IBM, CA, HP tout automated management while VARs ponder the technology’s promise
Several network management vendors are laying out strategies to add automated, self-healing capabilities to their management software.
Among the latest is IBM's Tivoli software division, which earlier this month introduced a slew of new products that add automated management capabilities to its lineup.
The product blitz is the next step in IBM's plan to provide utility-based computing, a vision laid out by IBM Chairman and CEO Sam Palmisano last November, the company said.
As part of that vision, IBM plans to add to the Tivoli software autonomic, self-healing management capabilities that can integrate the management of users, IT resources and businesses processes, said Steve Wojtowecz, director of strategy at IBM Tivoli, Austin, Texas.
Several of IBM's competitors are also promising to deliver self-healing products.
Computer Associates International said it plans to shed light on its strategy for creating self-managing, proactive infrastructure tools this week at Networld Interop in Las Vegas, where President and CEO Sanjay Kumar is scheduled to deliver a keynote address.
Meanwhile, Hewlett-Packard also has pumped up the automated capabilities of its product lines within recent months, rolling out new products, such as OpenView Network Node Manager 6.4 last November, in support of its Adaptive Management Platform initiative.
With all this jockeying for a leadership position in automated management tools, solution providers are wondering how effectively technology can replace the human touch.
"If Tivoli can effectively reduce the need for the human factor at a price point the market will accept, I think it would be a winner, but that's the key: Does it really do it, or do we have to get in there and fix the problem anyway?" said Mont Phelps, president of Netivity Solutions, a solution provider in Waltham, Mass.
Steve Lenhardt, client services director at St. Louis-based integrator Maryville Technologies, called automated management "more of a prophecy than a reality."

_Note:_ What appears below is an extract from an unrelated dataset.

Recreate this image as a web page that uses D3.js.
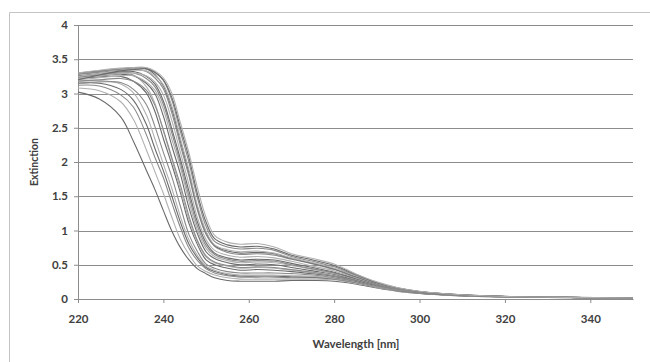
<!DOCTYPE html>
<html>
<head>
<meta charset="utf-8">
<script src="https://cdn.jsdelivr.net/npm/d3@7"></script>
<style>
  body { margin: 0; background: #fff; }
  svg { display: block; }
  .tick text { font-family: Lato, "Open Sans", sans-serif; font-weight: bold; font-size: 11.5px; fill: #404040; }
</style>
</head>
<body>
<div id="chart"></div>
<script>
// wavelength samples [nm]
const wavelengths = [220, 225, 230, 233, 236, 238, 240, 242, 244, 246, 248, 250, 252, 255, 258, 262, 266, 270, 275, 280, 285, 290, 295, 300, 310, 320, 335, 350];

// extinction spectra (left-most drop first)
const spectra = [
  [3.02, 2.92, 2.66, 2.30, 1.88, 1.60, 1.29, 0.99, 0.75, 0.57, 0.44, 0.37, 0.31, 0.27, 0.26, 0.26, 0.26, 0.27, 0.27, 0.26, 0.22, 0.16, 0.11, 0.08, 0.045, 0.03, 0.02, 0.01],
  [3.08, 3.04, 2.88, 2.62, 2.18, 1.86, 1.54, 1.19, 0.87, 0.65, 0.48, 0.40, 0.35, 0.31, 0.29, 0.29, 0.29, 0.29, 0.29, 0.28, 0.23, 0.17, 0.115, 0.082, 0.046, 0.031, 0.02, 0.011],
  [3.12, 3.11, 2.98, 2.80, 2.40, 2.07, 1.77, 1.40, 1.04, 0.74, 0.56, 0.44, 0.38, 0.34, 0.32, 0.32, 0.32, 0.31, 0.31, 0.29, 0.24, 0.175, 0.12, 0.085, 0.048, 0.032, 0.021, 0.012],
  [3.15, 3.15, 3.06, 2.90, 2.55, 2.20, 1.87, 1.50, 1.12, 0.80, 0.60, 0.46, 0.40, 0.355, 0.335, 0.335, 0.335, 0.325, 0.32, 0.295, 0.245, 0.178, 0.122, 0.086, 0.049, 0.032, 0.021, 0.012],
  [3.18, 3.19, 3.14, 3.01, 2.69, 2.34, 1.97, 1.61, 1.20, 0.86, 0.63, 0.48, 0.42, 0.37, 0.35, 0.35, 0.35, 0.34, 0.33, 0.30, 0.25, 0.18, 0.125, 0.088, 0.05, 0.033, 0.022, 0.012],
  [3.15, 3.17, 3.16, 3.06, 2.84, 2.52, 2.14, 1.78, 1.35, 0.94, 0.69, 0.51, 0.45, 0.40, 0.38, 0.38, 0.38, 0.37, 0.35, 0.31, 0.255, 0.185, 0.128, 0.09, 0.051, 0.034, 0.022, 0.013],
  [3.22, 3.24, 3.25, 3.18, 3.01, 2.74, 2.34, 1.96, 1.55, 1.10, 0.79, 0.57, 0.50, 0.45, 0.42, 0.43, 0.42, 0.40, 0.37, 0.33, 0.265, 0.19, 0.13, 0.092, 0.052, 0.034, 0.022, 0.013],
  [3.24, 3.27, 3.30, 3.27, 3.10, 2.86, 2.45, 2.03, 1.60, 1.16, 0.83, 0.61, 0.53, 0.48, 0.45, 0.46, 0.45, 0.42, 0.38, 0.34, 0.27, 0.19, 0.132, 0.093, 0.052, 0.034, 0.022, 0.013],
  [3.18, 3.20, 3.22, 3.18, 3.05, 2.83, 2.47, 2.06, 1.66, 1.21, 0.85, 0.63, 0.54, 0.49, 0.46, 0.47, 0.46, 0.43, 0.39, 0.34, 0.27, 0.195, 0.135, 0.094, 0.053, 0.034, 0.022, 0.013],
  [3.24, 3.26, 3.28, 3.26, 3.15, 3.00, 2.67, 2.23, 1.82, 1.33, 0.95, 0.69, 0.59, 0.53, 0.50, 0.51, 0.50, 0.46, 0.41, 0.36, 0.28, 0.20, 0.138, 0.096, 0.054, 0.035, 0.022, 0.013],
  [3.20, 3.23, 3.26, 3.26, 3.17, 3.05, 2.77, 2.33, 1.92, 1.42, 1.00, 0.74, 0.62, 0.56, 0.53, 0.54, 0.53, 0.49, 0.43, 0.37, 0.29, 0.205, 0.14, 0.098, 0.055, 0.035, 0.023, 0.013],
  [3.24, 3.27, 3.30, 3.30, 3.22, 3.10, 2.84, 2.42, 1.98, 1.50, 1.06, 0.78, 0.65, 0.58, 0.55, 0.56, 0.55, 0.50, 0.44, 0.38, 0.295, 0.208, 0.143, 0.099, 0.055, 0.035, 0.023, 0.013],
  [3.26, 3.29, 3.32, 3.32, 3.25, 3.14, 2.89, 2.48, 2.04, 1.57, 1.12, 0.82, 0.67, 0.60, 0.57, 0.58, 0.57, 0.52, 0.46, 0.39, 0.30, 0.21, 0.145, 0.10, 0.056, 0.036, 0.023, 0.013],
  [3.22, 3.26, 3.29, 3.30, 3.26, 3.17, 2.98, 2.60, 2.14, 1.67, 1.18, 0.87, 0.71, 0.64, 0.61, 0.62, 0.60, 0.55, 0.48, 0.41, 0.31, 0.215, 0.148, 0.102, 0.057, 0.036, 0.023, 0.013],
  [3.28, 3.31, 3.34, 3.35, 3.32, 3.23, 3.07, 2.71, 2.24, 1.79, 1.29, 0.94, 0.77, 0.68, 0.65, 0.66, 0.64, 0.58, 0.51, 0.43, 0.32, 0.22, 0.15, 0.104, 0.058, 0.037, 0.023, 0.013],
  [3.30, 3.33, 3.36, 3.38, 3.36, 3.28, 3.11, 2.77, 2.30, 1.84, 1.33, 0.97, 0.78, 0.70, 0.67, 0.68, 0.66, 0.59, 0.52, 0.44, 0.33, 0.225, 0.152, 0.105, 0.058, 0.037, 0.023, 0.013],
  [3.25, 3.29, 3.33, 3.34, 3.33, 3.26, 3.13, 2.81, 2.34, 1.88, 1.36, 0.99, 0.79, 0.72, 0.69, 0.70, 0.67, 0.60, 0.53, 0.45, 0.34, 0.23, 0.155, 0.106, 0.059, 0.037, 0.023, 0.013],
  [3.28, 3.32, 3.36, 3.37, 3.37, 3.31, 3.19, 2.90, 2.44, 1.99, 1.47, 1.06, 0.84, 0.76, 0.73, 0.74, 0.71, 0.62, 0.55, 0.47, 0.35, 0.235, 0.158, 0.108, 0.06, 0.037, 0.023, 0.013],
  [3.20, 3.27, 3.33, 3.35, 3.36, 3.31, 3.20, 2.94, 2.50, 2.06, 1.53, 1.12, 0.88, 0.79, 0.76, 0.77, 0.73, 0.64, 0.57, 0.49, 0.36, 0.24, 0.16, 0.11, 0.06, 0.038, 0.024, 0.014],
  [3.30, 3.34, 3.37, 3.38, 3.38, 3.33, 3.23, 3.00, 2.57, 2.13, 1.62, 1.19, 0.93, 0.83, 0.80, 0.81, 0.76, 0.66, 0.59, 0.51, 0.37, 0.25, 0.165, 0.112, 0.061, 0.038, 0.024, 0.014]
];

const xTicks = [220, 240, 260, 280, 300, 320, 340];
const yTicks = [0, 0.5, 1, 1.5, 2, 2.5, 3, 3.5, 4];

const width = 650, height = 362;
const margin = { top: 25, right: 17, bottom: 63, left: 78 };
const innerW = width - margin.left - margin.right;
const innerH = height - margin.top - margin.bottom;

const svg = d3.select("#chart")
  .append("svg")
  .attr("width", width)
  .attr("height", height);

// chart frame (cut off at right and bottom)
svg.append("path")
  .attr("d", "M9.5," + height + "V12.5H" + width)
  .attr("fill", "none")
  .attr("stroke", "#c4c4c4");

const g = svg.append("g")
  .attr("transform", "translate(" + margin.left + "," + margin.top + ")");

const x = d3.scaleLinear().domain([220, 350]).range([0, innerW]);
const y = d3.scaleLinear().domain([0, 4]).range([innerH, 0]);

// horizontal gridlines
g.append("g")
  .selectAll("line")
  .data(yTicks.filter(d => d > 0))
  .enter()
  .append("line")
  .attr("x1", 0)
  .attr("x2", innerW)
  .attr("y1", d => Math.round(y(d)) + 0.5)
  .attr("y2", d => Math.round(y(d)) + 0.5)
  .attr("stroke", "#8c8c8c");

// y axis
const yAxis = g.append("g")
  .call(d3.axisLeft(y).tickValues(yTicks).tickSize(4).tickPadding(6).tickFormat(d3.format("")));
yAxis.selectAll("line, path").attr("stroke", "#8c8c8c");

// x axis
const xAxis = g.append("g")
  .attr("transform", "translate(0," + innerH + ")")
  .call(d3.axisBottom(x).tickValues(xTicks).tickSize(4).tickPadding(12).tickSizeOuter(0));
xAxis.selectAll("line, path").attr("stroke", "#8c8c8c");

// spectra
const line = d3.line()
  .x((d, i) => x(wavelengths[i]))
  .y(d => y(d))
  .curve(d3.curveCatmullRom.alpha(0.5));

const shade = d3.scaleOrdinal().range(["#6a6a6a", "#b0b0b0", "#8a8a8a"]);

g.append("g")
  .selectAll("path")
  .data(spectra)
  .enter()
  .append("path")
  .attr("d", line)
  .attr("fill", "none")
  .attr("stroke", (d, i) => shade(i % 3))
  .attr("stroke-width", 1.1);

// axis titles
svg.append("text")
  .attr("x", 356)
  .attr("y", 348)
  .attr("text-anchor", "middle")
  .style("font-family", "Lato, 'Open Sans', sans-serif")
  .style("font-weight", "bold")
  .style("font-size", "11.5px")
  .attr("fill", "#404040")
  .text("Wavelength [nm]");

svg.append("text")
  .attr("transform", "translate(38,162) rotate(-90)")
  .attr("text-anchor", "middle")
  .style("font-family", "Lato, 'Open Sans', sans-serif")
  .style("font-weight", "bold")
  .style("font-size", "10.5px")
  .attr("fill", "#404040")
  .text("Extinction");
</script>
</body>
</html>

"It's a good place to strive toward, but I don't think it's achievable to have absolutely no human intervention," Lenhardt said. Even if systems and software have self-healing capabilities, customers will still require customization in setting up the rules to be followed, he said.

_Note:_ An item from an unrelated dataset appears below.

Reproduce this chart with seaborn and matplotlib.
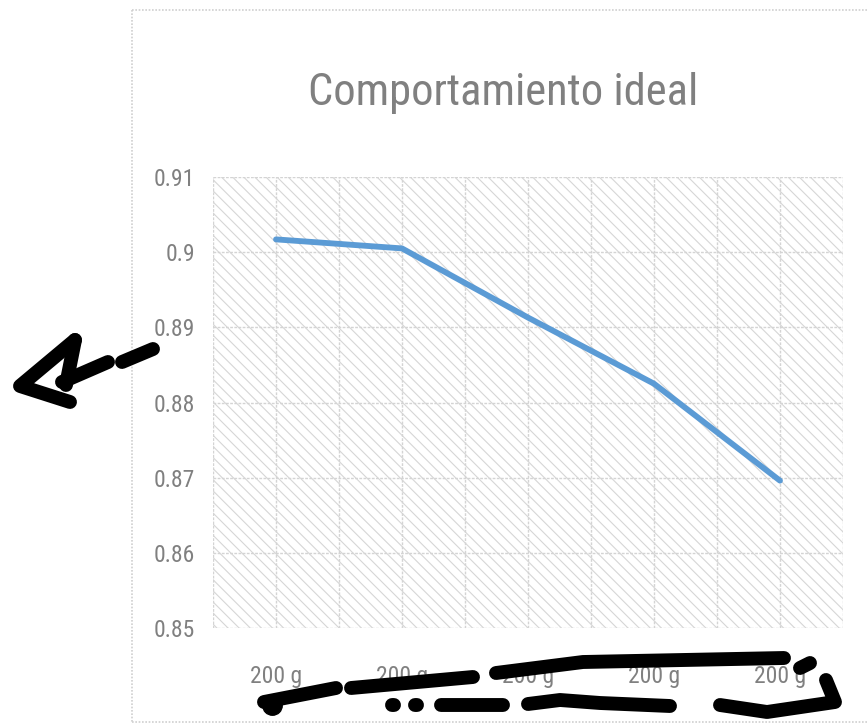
import matplotlib
matplotlib.use("Agg")
import matplotlib.pyplot as plt
from matplotlib.patches import Rectangle
from matplotlib.lines import Line2D
from matplotlib import font_manager
import seaborn as sns
import pandas as pd
import numpy as np

# chart data
categories = ["200 g", "200 g", "200 g", "200 g", "200 g"]
values = [0.9017, 0.9005, 0.8913, 0.8825, 0.8696]
y_ticks = [0.85, 0.86, 0.87, 0.88, 0.89, 0.90, 0.91]
y_tick_labels = ["0.85", "0.86", "0.87", "0.88", "0.89", "0.9", "0.91"]
title = "Comportamiento ideal"

sns.set_theme(style="white")

# prefer a narrow face for the Calibri-like look
fonts = font_manager.fontManager.ttflist
names = {f.name for f in fonts}
family, stretch = "Liberation Sans", "normal"
for cand in ["Liberation Sans Narrow", "Roboto Condensed", "Open Sans Condensed",
             "Noto Sans Condensed", "DejaVu Sans Condensed"]:
    if cand in names:
        family = cand
        break
else:
    for f in fonts:
        if f.stretch in ("condensed", "semi-condensed", "extra-condensed") and f.style == "normal":
            family, stretch = f.name, f.stretch
            break
plt.rcParams["font.family"] = [family, "DejaVu Sans"]
plt.rcParams["font.stretch"] = stretch

W, H = 868, 724
fig = plt.figure(figsize=(W / 100, H / 100), dpi=100)

def fx(px):
    return px / W

def fy(py):
    return 1 - py / H

ax = fig.add_axes([fx(213), fy(628), fx(843) - fx(213), fy(177) - fy(628)])

df = pd.DataFrame({"pos": np.arange(len(values)), "value": values})

# hatched plot area
plt.rcParams["hatch.linewidth"] = 0.8
ax.add_patch(Rectangle((0, 0), 1, 1, transform=ax.transAxes, facecolor="white",
                       edgecolor="#d6d6d6", hatch="\\\\\\", linewidth=0, zorder=0))

sns.lineplot(data=df, x="pos", y="value", ax=ax, color="#5b9bd5", linewidth=4.2,
             zorder=3, legend=False)

ax.set_xlim(-0.5, len(values) - 0.5)
ax.set_ylim(y_ticks[0], y_ticks[-1])
ax.set_yticks(y_ticks)
ax.set_yticklabels(y_tick_labels)
ax.set_xticks(df["pos"])
ax.set_xticklabels(categories)
ax.set_xticks(np.arange(-0.5, len(values), 1.0), minor=True)
ax.set_xlabel("")
ax.set_ylabel("")

ax.grid(True, which="both", axis="x", color="#d4d4d4", linewidth=1.0, linestyle=(0, (2, 1)), zorder=1)
ax.grid(True, which="major", axis="y", color="#d4d4d4", linewidth=1.0, linestyle=(0, (2, 1)), zorder=1)
ax.set_axisbelow(True)
for s in ax.spines.values():
    s.set_visible(False)
ax.tick_params(axis="both", which="both", length=0)
ax.tick_params(axis="y", pad=13, labelsize=17, labelcolor="#808080")
ax.tick_params(axis="x", pad=27, labelsize=17, labelcolor="#808080")

fig.text(fx(503), fy(93), title, ha="center", va="center", fontsize=32, color="#808080")

# chart frame
frame = dict(transform=fig.transFigure, color="#d0d0d0", linewidth=1.2, linestyle=(0, (1, 1)))
fig.add_artist(Line2D([fx(132), fx(132)], [fy(10), fy(722)], **frame))
fig.add_artist(Line2D([fx(132), fx(868)], [fy(10), fy(10)], **frame))
fig.add_artist(Line2D([fx(132), fx(868)], [fy(722), fy(722)], **frame))

# hand-drawn marker strokes
strokes = [
    [(122, 362), (153, 349)],
    [(108, 362), (62, 382)],
    [(75, 340), (20, 386), (70, 402)],
    [(75, 340), (66, 385)],
    [(264, 702), (336, 688)],
    [(351, 688), (473, 677)],
    [(392, 705), (394, 705)],
    [(415, 705), (417, 705)],
    [(441, 705), (503, 705)],
    [(496, 673), (583, 662), (784, 658)],
    [(800, 668), (810, 663)],
    [(528, 704), (560, 700), (600, 703), (670, 706)],
    [(720, 705), (767, 712), (835, 702), (826, 680)],
]
for pts in strokes:
    xs = [fx(p[0]) for p in pts]
    ys = [fy(p[1]) for p in pts]
    fig.add_artist(Line2D(xs, ys, transform=fig.transFigure, color="black",
                          linewidth=10, solid_capstyle="round", solid_joinstyle="round"))
fig.add_artist(Line2D([fx(272)], [fy(705)], transform=fig.transFigure, marker="o",
                      markersize=14, color="black"))

fig.savefig("out.png", dpi=100)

It's the level of prep work that goes into an automated solution that keeps many customers from adopting the technology, said Steve Pazol, president of Professional Consulting Services, a Chicago-based solution provider.
"Customers want to allow an automated response [to network problems], but before they do, they have to figure out and configure the response they want to take. It's a process a lot of companies don't want to go through," Pazol said.
To help cut down on the level of preparation needed to implement a self-healing solution, IBM's new Tivoli Autonomic Monitoring Engine software uses preconfigured or customized rules to detect and cure server problems without human intervention, Wojtowecz said. For example, the software could stop low-priority applications from accessing a troubled database or divert memory or CPU utilization to preserve performance levels of mission-critical systems, he said.
The software engine includes 300 "best practice" scenarios for fixing common problems, Wojtowecz said. IBM also plans to offer a software developer kit that solution providers can use to customize the engine's rules, he said. "They can take their knowledge and use it as a differentiator between themselves and their competition," he said.
IBM expects the Tivoli Autonomic Monitoring Engine to be generally available this fall. Pricing has not yet been established.
The vendor also introduced IBM Tivoli Enterprise Console 3.9, which adds a Web console for remote access and also includes auto-discovery and problem diagnosis through preconfigured rules.